Now, let's relate our variables to chi-squared distributions. Since U follows a normal distribution with mean 0 and variance 2, the random variable U-squared divided by 2 follows a chi-squared distribution with 1 degree of freedom. Similarly, since V is a standard normal variable, V-squared follows a chi-squared distribution with 1 degree of freedom. Let's define A as U-squared divided by 2, and B as V-squared. Both A and B are independent chi-squared variables with 1 degree of freedom. When we add two independent chi-squared variables, we get a new chi-squared variable whose degrees of freedom is the sum of the original degrees of freedom. So C equals A plus B follows a chi-squared distribution with 2 degrees of freedom. The density function of C is one-half times e to the negative c over 2 for c greater than zero. Finally, we can express W as the square root of 2 times C.
Now we'll find the density function of W using the cumulative distribution function method. The CDF of W is the probability that W is less than or equal to some value w. Since W equals the square root of 2C, this is equivalent to the probability that the square root of 2C is less than or equal to w, which means 2C is less than or equal to w-squared, or C is less than or equal to w-squared over 2. We can express this as an integral of the density function of C from 0 to w-squared over 2. To find the PDF of W, we differentiate the CDF with respect to w. Using the fundamental theorem of calculus and the chain rule, we get one-half times e to the negative w-squared over 4, times the derivative of w-squared over 2, which is w. So the density function of W is w over 2 times e to the negative w-squared over 4 for w greater than 0, and 0 otherwise. The blue curve shows this density function, and the shaded area represents the cumulative distribution function up to a specific value of w.
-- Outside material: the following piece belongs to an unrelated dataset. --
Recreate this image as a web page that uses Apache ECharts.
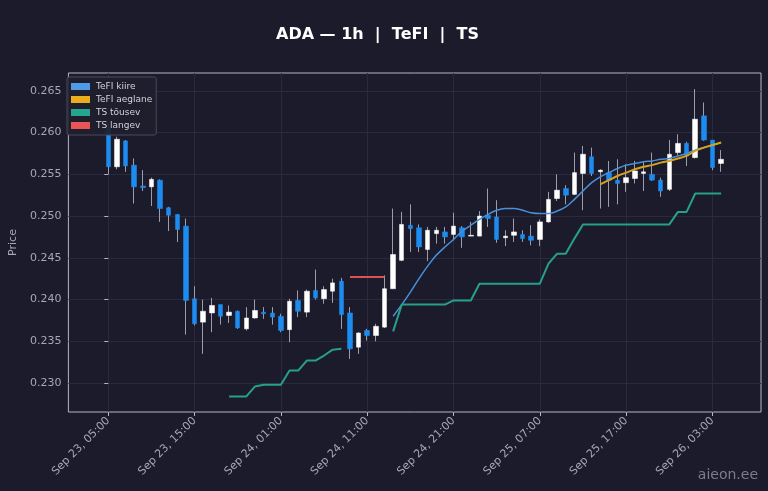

Let's examine some properties of the density function we derived. The density function of W is w over 2 times e to the negative w-squared over 4 for w greater than 0, and 0 otherwise. First, this function is always positive for positive values of w, which is a requirement for any probability density function. Second, as w approaches 0, the function also approaches 0. Third, as w approaches infinity, the exponential term dominates and the function approaches 0. Fourth, the function has a maximum at w equals 2, which we can find by taking the derivative and setting it equal to 0. We can verify that this is indeed a valid probability density function by checking that it integrates to 1 over its domain. Using the substitution u equals w-squared over 4, which means du equals w over 2 times dw, the integral becomes the integral of e to the negative u from 0 to infinity, which equals 1. This confirms that our density function is properly normalized.
Let's summarize the key steps we took to find the density function of W. First, we defined intermediate variables U equals X minus Y and V equals Z. We identified that U follows a normal distribution with mean 0 and variance 2, while V follows a standard normal distribution with mean 0 and variance 1. We then transformed these variables to chi-squared distributions: U-squared divided by 2 follows a chi-squared distribution with 1 degree of freedom, and V-squared also follows a chi-squared distribution with 1 degree of freedom. Next, we summed these chi-squared variables to get C equals U-squared over 2 plus V-squared, which follows a chi-squared distribution with 2 degrees of freedom. We expressed W in terms of C as the square root of 2C. Finally, we applied the cumulative distribution function method and differentiated to find the probability density function. The resulting density function is w over 2 times e to the negative w-squared over 4 for w greater than 0, and 0 otherwise. This completes our solution to the problem.